The violence spread on Monday to the states of Borno, Kano and Yobe, where fighters set fire to churches, a police station and a prison.

Yar’Adua said security forces were still working in Borno to bring the situation under control.

“The bad situation we have now is in Borno where the leader of the group is residing. We are going to launch an operation … to flush them out,” he said.

‘Surprising’ philosophy

The deaths of 55 people in Bauchi and Yobe have been confirmed by authorities.

But journalists have reported seeing more than 100 dead bodies, with the Reuters news agency reporting 103 people killed in the past two days in the northern city of Maiduguri alone.

Isa Azare, a spokesman for the Maiduguri police command, said 90 of the dead were members of Boko Haram, Reuters reported.

Shettima Mustafa, Nigeria’s interior minister, told Al Jazeera: “These [Boko Haram] people are well-educated; they ride jeeps, they watch tv, they talk on mobile phones.

“But they preach to their followers not to go to school and this is really surprising and I cannot understand.”

‘Defending religion’

Salisu Mohammed, a conflict management specialist, told Al Jazeera that Nigerian authorities should have acted sooner to stop the proliferation of Boko Haram.

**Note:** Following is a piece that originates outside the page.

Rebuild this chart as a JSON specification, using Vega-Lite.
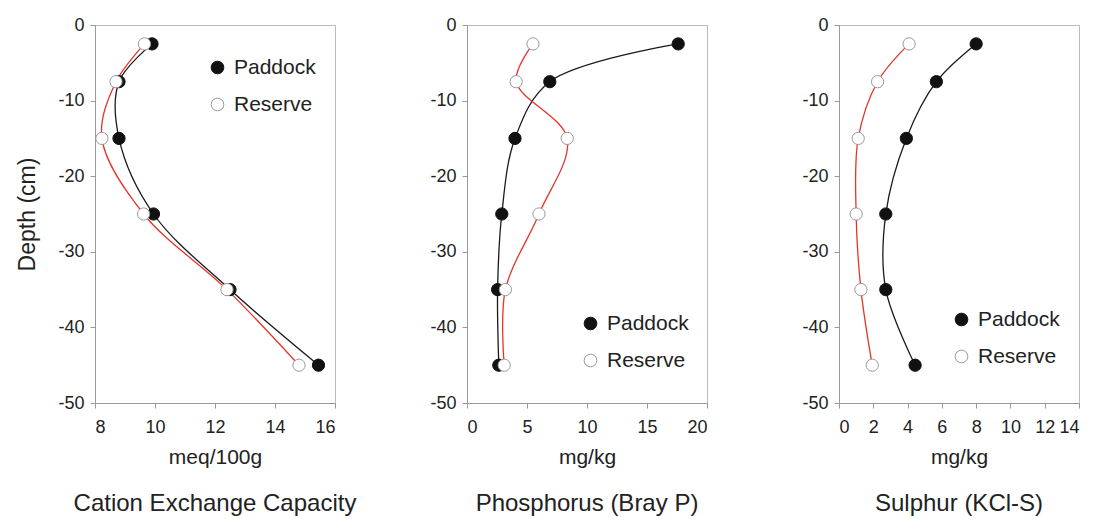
{
  "$schema": "https://vega.github.io/schema/vega-lite/v6.json",
  "padding": {"left": 16, "top": 15, "right": 5, "bottom": 0},
  "background": "white",
  "config": {
    "font": "Liberation Sans",
    "view": {"stroke": "#bbbbbb", "strokeWidth": 1},
    "axis": {
      "grid": false,
      "domainColor": "#999999",
      "tickColor": "#999999",
      "tickSize": 5,
      "labelColor": "#222222",
      "labelFontSize": 18,
      "labelPadding": 6,
      "titleColor": "#222222",
      "titleFontSize": 21,
      "titleFontWeight": "normal"
    },
    "axisX": {"labelPadding": 10},
    "legend": {
      "labelFontSize": 21,
      "labelColor": "#222222",
      "symbolSize": 160,
      "symbolStrokeWidth": 1,
      "labelOffset": 6,
      "rowPadding": 15,
      "padding": 0
    },
    "title": {"fontSize": 24, "fontWeight": "normal", "color": "#222222"}
  },
  "datasets": {
    "soil": [
      {"panel": "CEC", "series": "Paddock", "depth": -2.5, "value": 9.9},
      {"panel": "CEC", "series": "Paddock", "depth": -7.5, "value": 8.8},
      {"panel": "CEC", "series": "Paddock", "depth": -15, "value": 8.8},
      {"panel": "CEC", "series": "Paddock", "depth": -25, "value": 9.95},
      {"panel": "CEC", "series": "Paddock", "depth": -35, "value": 12.5},
      {"panel": "CEC", "series": "Paddock", "depth": -45, "value": 15.45},
      {"panel": "CEC", "series": "Reserve", "depth": -2.5, "value": 9.65},
      {"panel": "CEC", "series": "Reserve", "depth": -7.5, "value": 8.7},
      {"panel": "CEC", "series": "Reserve", "depth": -15, "value": 8.23},
      {"panel": "CEC", "series": "Reserve", "depth": -25, "value": 9.62},
      {"panel": "CEC", "series": "Reserve", "depth": -35, "value": 12.4},
      {"panel": "CEC", "series": "Reserve", "depth": -45, "value": 14.8},
      {"panel": "P", "series": "Paddock", "depth": -2.5, "value": 17.6},
      {"panel": "P", "series": "Paddock", "depth": -7.5, "value": 6.9},
      {"panel": "P", "series": "Paddock", "depth": -15, "value": 4.0},
      {"panel": "P", "series": "Paddock", "depth": -25, "value": 2.9},
      {"panel": "P", "series": "Paddock", "depth": -35, "value": 2.55},
      {"panel": "P", "series": "Paddock", "depth": -45, "value": 2.65},
      {"panel": "P", "series": "Reserve", "depth": -2.5, "value": 5.5},
      {"panel": "P", "series": "Reserve", "depth": -7.5, "value": 4.1},
      {"panel": "P", "series": "Reserve", "depth": -15, "value": 8.35},
      {"panel": "P", "series": "Reserve", "depth": -25, "value": 6.0},
      {"panel": "P", "series": "Reserve", "depth": -35, "value": 3.2},
      {"panel": "P", "series": "Reserve", "depth": -45, "value": 3.1},
      {"panel": "S", "series": "Paddock", "depth": -2.5, "value": 8.0},
      {"panel": "S", "series": "Paddock", "depth": -7.5, "value": 5.68},
      {"panel": "S", "series": "Paddock", "depth": -15, "value": 3.93},
      {"panel": "S", "series": "Paddock", "depth": -25, "value": 2.73},
      {"panel": "S", "series": "Paddock", "depth": -35, "value": 2.73},
      {"panel": "S", "series": "Paddock", "depth": -45, "value": 4.44},
      {"panel": "S", "series": "Reserve", "depth": -2.5, "value": 4.09},
      {"panel": "S", "series": "Reserve", "depth": -7.5, "value": 2.25},
      {"panel": "S", "series": "Reserve", "depth": -15, "value": 1.12},
      {"panel": "S", "series": "Reserve", "depth": -25, "value": 1.0},
      {"panel": "S", "series": "Reserve", "depth": -35, "value": 1.28},
      {"panel": "S", "series": "Reserve", "depth": -45, "value": 1.94}
    ]
  },
  "bounds": "flush",
  "spacing": 132,
  "resolve": {
    "scale": {"x": "independent", "y": "independent"},
    "axis": {"x": "independent", "y": "independent"},
    "legend": {"fill": "independent", "stroke": "independent"}
  },
  "hconcat": [
    {
      "width": 240,
      "height": 378,
      "data": {"name": "soil"},
      "transform": [{"filter": "datum.panel === 'CEC'"}],
      "title": {"text": "Cation Exchange Capacity", "orient": "bottom", "offset": 25},
      "encoding": {
        "y": {"field": "depth", "type": "quantitative", "scale": {"domain": [-50, 0], "nice": false},
              "axis": {"values": [-50, -40, -30, -20, -10, 0], "labelExpr": "datum.value < 0 ? '-' + abs(datum.value) : '' + datum.value", "title": "Depth (cm)", "titleFontSize": 23, "titlePadding": 18}},
        "x": {"field": "value", "type": "quantitative", "scale": {"domain": [8, 16], "nice": false, "zero": false},
              "axis": {"values": [8, 10, 12, 14, 16], "title": "meq/100g", "titlePadding": 10}}
      },
      "layer": [
        {
          "mark": {"type": "line", "interpolate": "catmull-rom", "strokeWidth": 1.3},
          "encoding": {
            "color": {"field": "series", "type": "nominal", "scale": {"domain": ["Paddock", "Reserve"], "range": ["#1a1a1a", "#e3352b"]}, "legend": null},
            "order": {"field": "depth", "type": "quantitative", "sort": "descending"}
          }
        },
        {
          "mark": {"type": "point", "filled": false, "size": 150, "strokeWidth": 1, "opacity": 1},
          "encoding": {
            "fill": {"field": "series", "type": "nominal", "scale": {"domain": ["Paddock", "Reserve"], "range": ["#111111", "#ffffff"]},
                     "legend": {"title": null, "orient": "none", "legendX": 112, "legendY": 32, "symbolType": "circle"}},
            "stroke": {"field": "series", "type": "nominal", "scale": {"domain": ["Paddock", "Reserve"], "range": ["#111111", "#999999"]},
                       "legend": {"title": null, "orient": "none", "legendX": 112, "legendY": 32, "symbolType": "circle"}}
          }
        }
      ]
    },
    {
      "width": 240,
      "height": 378,
      "data": {"name": "soil"},
      "transform": [{"filter": "datum.panel === 'P'"}],
      "title": {"text": "Phosphorus (Bray P)", "orient": "bottom", "offset": 25},
      "encoding": {
        "y": {"field": "depth", "type": "quantitative", "scale": {"domain": [-50, 0], "nice": false},
              "axis": {"values": [-50, -40, -30, -20, -10, 0], "labelExpr": "datum.value < 0 ? '-' + abs(datum.value) : '' + datum.value", "title": null}},
        "x": {"field": "value", "type": "quantitative", "scale": {"domain": [0, 20], "nice": false},
              "axis": {"values": [0, 5, 10, 15, 20], "title": "mg/kg", "titlePadding": 10}}
      },
      "layer": [
        {
          "mark": {"type": "line", "interpolate": "catmull-rom", "strokeWidth": 1.3},
          "encoding": {
            "color": {"field": "series", "type": "nominal", "scale": {"domain": ["Paddock", "Reserve"], "range": ["#1a1a1a", "#e3352b"]}, "legend": null},
            "order": {"field": "depth", "type": "quantitative", "sort": "descending"}
          }
        },
        {
          "mark": {"type": "point", "filled": false, "size": 150, "strokeWidth": 1, "opacity": 1},
          "encoding": {
            "fill": {"field": "series", "type": "nominal", "scale": {"domain": ["Paddock", "Reserve"], "range": ["#111111", "#ffffff"]},
                     "legend": {"title": null, "orient": "none", "legendX": 113, "legendY": 288, "symbolType": "circle"}},
            "stroke": {"field": "series", "type": "nominal", "scale": {"domain": ["Paddock", "Reserve"], "range": ["#111111", "#999999"]},
                       "legend": {"title": null, "orient": "none", "legendX": 113, "legendY": 288, "symbolType": "circle"}}
          }
        }
      ]
    },
    {
      "width": 240,
      "height": 378,
      "data": {"name": "soil"},
      "transform": [{"filter": "datum.panel === 'S'"}],
      "title": {"text": "Sulphur (KCl-S)", "orient": "bottom", "offset": 25},
      "encoding": {
        "y": {"field": "depth", "type": "quantitative", "scale": {"domain": [-50, 0], "nice": false},
              "axis": {"values": [-50, -40, -30, -20, -10, 0], "labelExpr": "datum.value < 0 ? '-' + abs(datum.value) : '' + datum.value", "title": null}},
        "x": {"field": "value", "type": "quantitative", "scale": {"domain": [0, 14], "nice": false},
              "axis": {"values": [0, 2, 4, 6, 8, 10, 12, 14], "title": "mg/kg", "titlePadding": 10}}
      },
      "layer": [
        {
          "mark": {"type": "line", "interpolate": "catmull-rom", "strokeWidth": 1.3},
          "encoding": {
            "color": {"field": "series", "type": "nominal", "scale": {"domain": ["Paddock", "Reserve"], "range": ["#1a1a1a", "#e3352b"]}, "legend": null},
            "order": {"field": "depth", "type": "quantitative", "sort": "descending"}
          }
        },
        {
          "mark": {"type": "point", "filled": false, "size": 150, "strokeWidth": 1, "opacity": 1},
          "encoding": {
            "fill": {"field": "series", "type": "nominal", "scale": {"domain": ["Paddock", "Reserve"], "range": ["#111111", "#ffffff"]},
                     "legend": {"title": null, "orient": "none", "legendX": 112, "legendY": 284, "symbolType": "circle"}},
            "stroke": {"field": "series", "type": "nominal", "scale": {"domain": ["Paddock", "Reserve"], "range": ["#111111", "#999999"]},
                       "legend": {"title": null, "orient": "none", "legendX": 112, "legendY": 284, "symbolType": "circle"}}
          }
        }
      ]
    }
  ]
}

“Many people have known of the existence of this group, silently and within the community, especially in the last year,” he said.

“They are becoming more extreme because in the past there wasn’t a major push in place to check their proliferation.

“They are taking advantage of a broken-down structural condition in Nigeria that people can take the law into their hands without getting reprimanded.”

Boko Haram was founded in 2004, setting up a base dubbed “Afghanistan” in the village of Kanamma in Yobe, close to the border with Niger.

Abdulmuni Ibrahim Mohammed, a senior member of the group arrested on Monday, told Reuters: “We do not believe in Western education. It corrupts our ideas and beliefs.

“That is why we are standing up to defend our religion”.